Folter und Mord

Argentinien: Junta-“Todesengel” fasst lebenslang aus

Ausland
27.10.2011 11:24
Als "Todesengel" wurde der argentinische Marineoffizier Alfredo Astiz (Bild) einst berüchtigt. 28 Jahre nach Ende der Militärdiktatur in dem südamerikanischen Land wurden er und elf andere Ex-Offiziere nun am Mittwoch wegen schwerer Menschenrechtsverletzungen in der ehemaligen Marine-Schule ESMA zu lebenslanger Haft verurteilt. Vier weitere Ex-Offiziere erhielten Freiheitsstrafen zwischen 18 und 25 Jahren.

In dem vor zwei Jahren begonnenen Prozess ging es um 86 Fälle von Entführungen, Folter und Morden an Gegnern der von 1976 bis 1983 dauernden Militärdiktatur. Der ranghöchste Militär unter den Verurteilten ist der frühere Außenminister der Militärjunta und ehemalige Vizeadmiral Oscar Montes, der ebenfalls eine lebenslange Haft absitzen muss. Nur zwei der 18 Angeklagten wurden freigesprochen. Sie bleiben aber in Haft, weil sie sich in weiteren Prozessen vor Gericht verantworten müssen. Unter den 160 Zeugen befanden sich 79 Überlebende der Folterkammern der Marine.

Auch zwei französische Nonnen unter den Opfern
Besonders bekannt ist der Fall zweier getöteter französischer Nonnen. Alice Domon und Leonie Duquet waren im Dezember 1977 verschleppt worden. Mit ihnen wurden zehn weitere Aktivistinnen entführt, darunter die Gründerin der Mütter der Plaza de Mayo, einer Organisation von Frauen, deren Angehörige während der Diktatur verschwanden. Es wird angenommen, dass Duquet und vier Argentinierinnen, wie Tausende andere Opfer der Diktatur, lebend aus einem Flugzeug ins Meer geworfen wurden.

"Mörder, Mörder!", riefen Angehörige von Opfern nach der Urteilsverlesung.

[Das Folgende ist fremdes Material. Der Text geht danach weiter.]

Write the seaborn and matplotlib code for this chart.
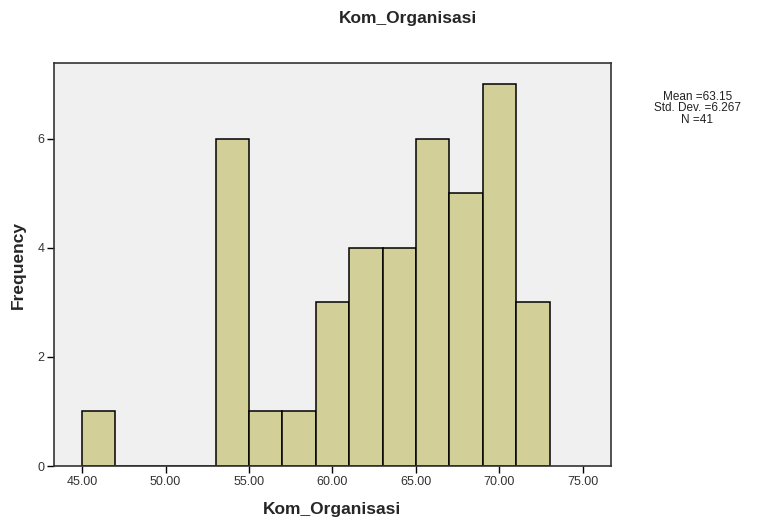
import matplotlib
matplotlib.use("Agg")
import matplotlib.pyplot as plt
import numpy as np
import seaborn as sns

# histogram bins (width 2) and frequencies
bin_edges = [45, 47, 49, 51, 53, 55, 57, 59, 61, 63, 65, 67, 69, 71, 73]
counts = [1, 0, 0, 0, 6, 1, 1, 3, 4, 4, 6, 5, 7, 3]
x_ticks = [45, 50, 55, 60, 65, 70, 75]
y_ticks = [0, 2, 4, 6]
stats_text = "Mean =63.15\nStd. Dev. =6.267\nN =41"

sns.set_style("white")
plt.rcParams['font.family'] = ['Liberation Sans', 'DejaVu Sans']

centers = [(a + b) / 2 for a, b in zip(bin_edges[:-1], bin_edges[1:])]

fig = plt.figure(figsize=(7.62, 5.2), dpi=100)
ax = fig.add_axes([0.0709, 0.1038, 0.7309, 0.775])
ax.set_facecolor("#f0f0f0")

sns.histplot(x=centers, weights=counts, bins=bin_edges, ax=ax,
             color="#d3cf98", alpha=1, edgecolor="black", linewidth=1.1)

ax.set_xlim(43.32, 76.68)
ax.set_ylim(0, 7.39)
ax.set_xticks(x_ticks)
ax.set_xticklabels([f"{v:.2f}" for v in x_ticks], fontsize=9, color="#333333")
ax.set_yticks(y_ticks)
ax.set_yticklabels([str(v) for v in y_ticks], fontsize=9, color="#333333")
ax.tick_params(axis="both", direction="out", length=5, width=1, color="black",
               bottom=True, left=True, pad=2)

for s in ax.spines.values():
    s.set_color("#333333")
    s.set_linewidth(1.2)

ax.set_xlabel("Kom_Organisasi", fontsize=12.5, fontweight="bold", labelpad=10)
ax.set_ylabel("Frequency", fontsize=12.5, fontweight="bold", labelpad=8)
fig.text(0.535, 0.965, "Kom_Organisasi", ha="center", va="center",
         fontsize=12.5, fontweight="bold")
fig.text(0.915, 0.792, stats_text, ha="center", va="center",
         fontsize=8.5, linespacing=0.95, color="#222222")

fig.savefig("out.png", dpi=100)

Nach 34 Jahren könnten die Familien endlich trauern, sagte ein Anwalt der Verwandten der 1977 entführten Nonnen. Eine Nichte von Leonie Duquet begrüßte das Urteil am Ende des zweijährigen Prozesses. Die Justiz sei "Basis der Demokratie", sagte Genevieve Jeaningros. "Alle, die ihr Leben gegeben haben, haben das nicht umsonst getan." Unterstützer der Angeklagten wiederum sangen im Gerichtssaal die argentinische Nationalhymne.

"Todesengel" auch in Frankreich und Italien verurteilt
In Frankreich war der heute 59-jährige "Todesengel" Alfredo Astiz bereits 1990 in Abwesenheit zu lebenslanger Haft verurteilt worden, in Italien im Jahr 2007. Ein argentinisches Gericht hatte Astiz bereits nach dem Ende der Militärherrschaft für schuldig befunden, Morde, Folter und Entführungen begangen zu haben. Ende der 1980er-Jahre jedoch wurden unter dem peronistischen Präsidenten Carlos Menem Amnestiegesetze erlassen, von denen Astiz profitierte. Der Oberste Gerichtshof des Landes erklärte den Gnadenerlass später aber für nichtig.

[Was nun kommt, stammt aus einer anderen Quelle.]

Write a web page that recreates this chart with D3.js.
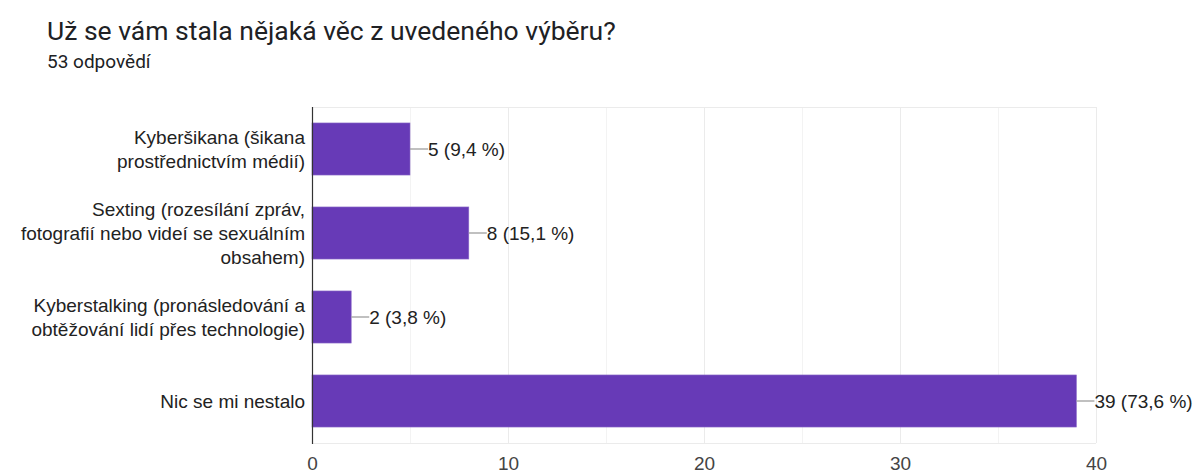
<!DOCTYPE html>
<html>
<head>
<meta charset="utf-8">
<script src="https://cdn.jsdelivr.net/npm/d3@7"></script>
<style>
  html, body { margin: 0; padding: 0; background: #fff; }
  svg { display: block; font-family: "Liberation Sans", Arial, sans-serif; }
</style>
</head>
<body>
<svg id="chart" width="1198" height="473"></svg>
<script>
const title = "Už se vám stala nějaká věc z uvedeného výběru?";
const subtitle = "53 odpovědí";
const totalResponses = 53;
const categories = [
  ["Kyberšikana (šikana", "prostřednictvím médií)"],
  ["Sexting (rozesílání zpráv,", "fotografií nebo videí se sexuálním", "obsahem)"],
  ["Kyberstalking (pronásledování a", "obtěžování lidí přes technologie)"],
  ["Nic se mi nestalo"]
];
const values = [5, 8, 2, 39];
const xTicks = [0, 10, 20, 30, 40];
const minorTicks = [5, 15, 25, 35];

const svg = d3.select("#chart");
const pLeft = 312, pRight = 1096, pTop = 107, pBottom = 443;
const chartFont = "'Liberation Sans', Arial, sans-serif";

svg.append("text").attr("x", 47).attr("y", 40)
  .attr("font-family", "Roboto, Arial, sans-serif")
  .attr("font-size", 26.5).attr("fill", "#202124").text(title);
svg.append("text").attr("x", 47).attr("y", 68)
  .attr("font-family", "Roboto, Arial, sans-serif")
  .attr("font-size", 19).attr("fill", "#202124").text(subtitle);

const x = d3.scaleLinear().domain([0, 40]).range([pLeft, pRight]);
const y = d3.scaleBand().domain(d3.range(categories.length)).range([pTop, pBottom])
  .paddingInner(0.38).paddingOuter(0.19);

// grid
svg.append("g").selectAll("line").data(minorTicks).join("line")
  .attr("x1", d => Math.round(x(d)) + 0.5).attr("x2", d => Math.round(x(d)) + 0.5)
  .attr("y1", pTop).attr("y2", pBottom)
  .attr("stroke", "#f3f3f3").attr("stroke-width", 1);
svg.append("g").selectAll("line").data(xTicks.slice(1)).join("line")
  .attr("x1", d => Math.round(x(d)) + 0.5).attr("x2", d => Math.round(x(d)) + 0.5)
  .attr("y1", pTop).attr("y2", pBottom)
  .attr("stroke", "#ebebeb").attr("stroke-width", 1);
svg.append("line").attr("x1", pLeft).attr("x2", pRight).attr("y1", pTop + 0.5).attr("y2", pTop + 0.5)
  .attr("stroke", "#ebebeb");
svg.append("line").attr("x1", pLeft).attr("x2", pRight).attr("y1", pBottom + 0.5).attr("y2", pBottom + 0.5)
  .attr("stroke", "#ebebeb");

// x axis tick labels
const xAxis = d3.axisBottom(x).tickValues(xTicks).tickSize(0).tickPadding(13);
const gx = svg.append("g").attr("transform", `translate(0,${pBottom + 1})`).call(xAxis);
gx.select(".domain").remove();
gx.selectAll("text").attr("font-size", 19).attr("fill", "#444").attr("font-family", chartFont);

// bars
svg.append("g").selectAll("rect").data(values).join("rect")
  .attr("x", x(0)).attr("y", (d, i) => y(i))
  .attr("width", d => x(d) - x(0)).attr("height", y.bandwidth())
  .attr("fill", "#673ab7").attr("stroke", "#8c6bc9").attr("stroke-width", 0.6);

// left axis line
svg.append("line").attr("x1", pLeft + 0.5).attr("x2", pLeft + 0.5).attr("y1", pTop).attr("y2", pBottom + 1)
  .attr("stroke", "#333").attr("stroke-width", 1.2);

// value labels
const fmt = v => (Math.round(v / totalResponses * 1000) / 10).toFixed(1).replace(".", ",");
const lab = svg.append("g").selectAll("g").data(values).join("g");
lab.append("line")
  .attr("x1", d => x(d)).attr("x2", d => x(d) + 18)
  .attr("y1", (d, i) => y(i) + y.bandwidth() / 2).attr("y2", (d, i) => y(i) + y.bandwidth() / 2)
  .attr("stroke", "#9e9e9e").attr("stroke-width", 1.3);
lab.append("text")
  .attr("x", d => x(d) + 18).attr("y", (d, i) => y(i) + y.bandwidth() / 2)
  .attr("dy", "0.36em").attr("font-size", 19).attr("fill", "#222")
  .attr("font-family", chartFont)
  .text(d => `${d} (${fmt(d)} %)`);

// category labels
const lineH = 24;
const cl = svg.append("g").selectAll("text").data(categories).join("text")
  .attr("text-anchor", "end").attr("font-size", 19).attr("fill", "#222")
  .attr("font-family", chartFont)
  .attr("y", (d, i) => y(i) + y.bandwidth() / 2 - (d.length - 1) * lineH / 2);
cl.selectAll("tspan").data(d => d).join("tspan")
  .attr("x", 305).attr("dy", (d, j) => j === 0 ? "0.36em" : lineH)
  .text(d => d);
</script>
</body>
</html>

30.000 Menschen gefoltert, ermordet, verschwunden
Zur Zeit der Militärdiktatur war Astiz in der Marineingenieursschule ESMA in Buenos Aires tätig - einem der Folterzentren der Junta, das als Symbol für die Gewalt in die Geschichte einging. Dort sollen rund 5.000 Menschen misshandelt worden sein. Insgesamt wurden während der argentinischen Militärdiktatur nach Schätzungen von Menschenrechtsorganisationen bis zu 30.000 Menschen gefoltert, ermordet oder verschwanden spurlos. Die ehemalige Marine-Schule ist heute Museum und Gedenkstätte.